Solo dev built a Node.js text-based renderer and HTTP harness so Claude Code can play-test Crossword Dungeon without touching browser automation or game source files.
Key Takeaways
The harness wraps the browser game via synthetic events and a stateless HTTP server, exposing game state as text panels and ASCII maps – no MCP browser tool, no screenshots.
Claude navigated rooms, triggered combat, used the shop, and caught a real bug (cage trap never clearing state.caged) during the same play session that added the feature.
Dual-map design matters: ASCII dungeon for visual context, compact grid map for AI navigation – two representations of the same state solved different parsing problems.
Milestone 13 shipped five special encounter types with full playtest verification in 12m 34s at ~120k tokens on Claude Sonnet 4.6 Pro; manual follow-up was under 30 minutes.
The workflow shift: AI can now build minimal bug-reproduction fixtures on demand, not just exercise happy paths – turning bug reports into automated regression steps.
Hacker News Comment Review
Multiple indie devs report shipping near-identical setups independently: a CLI or code-level API layered over game state as a second renderer, confirming the pattern generalizes beyond text-heavy turn-based games.
The hard case is realtime physics: one commenter building a 2D slingshot game found browser MCP unusable because the player moved between screenshots, forcing a code-level physics step API instead – text/turn-based is the sweet spot for current models.

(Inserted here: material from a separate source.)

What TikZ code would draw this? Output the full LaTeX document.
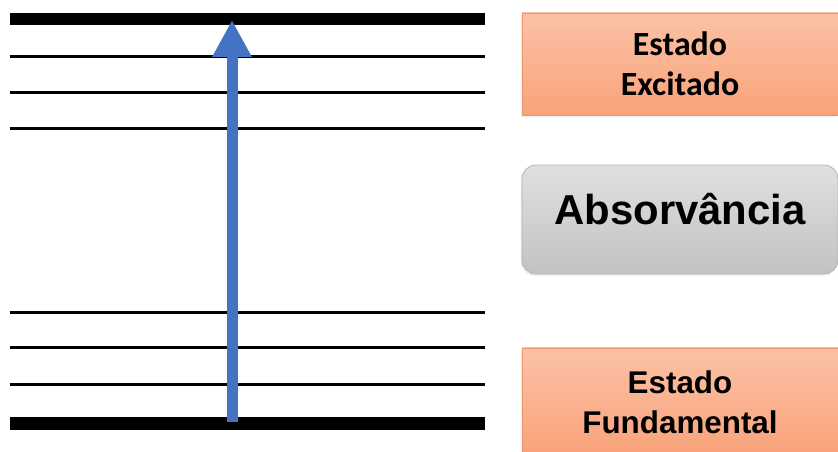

A recurring workflow unlock across comments is async overnight execution: with AI-writable E2E tests, devs can assign a milestone and go to sleep, getting further than before without babysitting.
Notable Comments
@ZeidJ: Built a Pokemon-style MMORPG where agents and human players collaborate; found users resisted spending tokens on games, but the agent-interaction experiment itself produced a genuinely playable result.
@fishtoaster: Physics-based 2D game required giving AI both a code-level API to step the physics engine and a browser MCP – neither alone was sufficient for realtime geometry.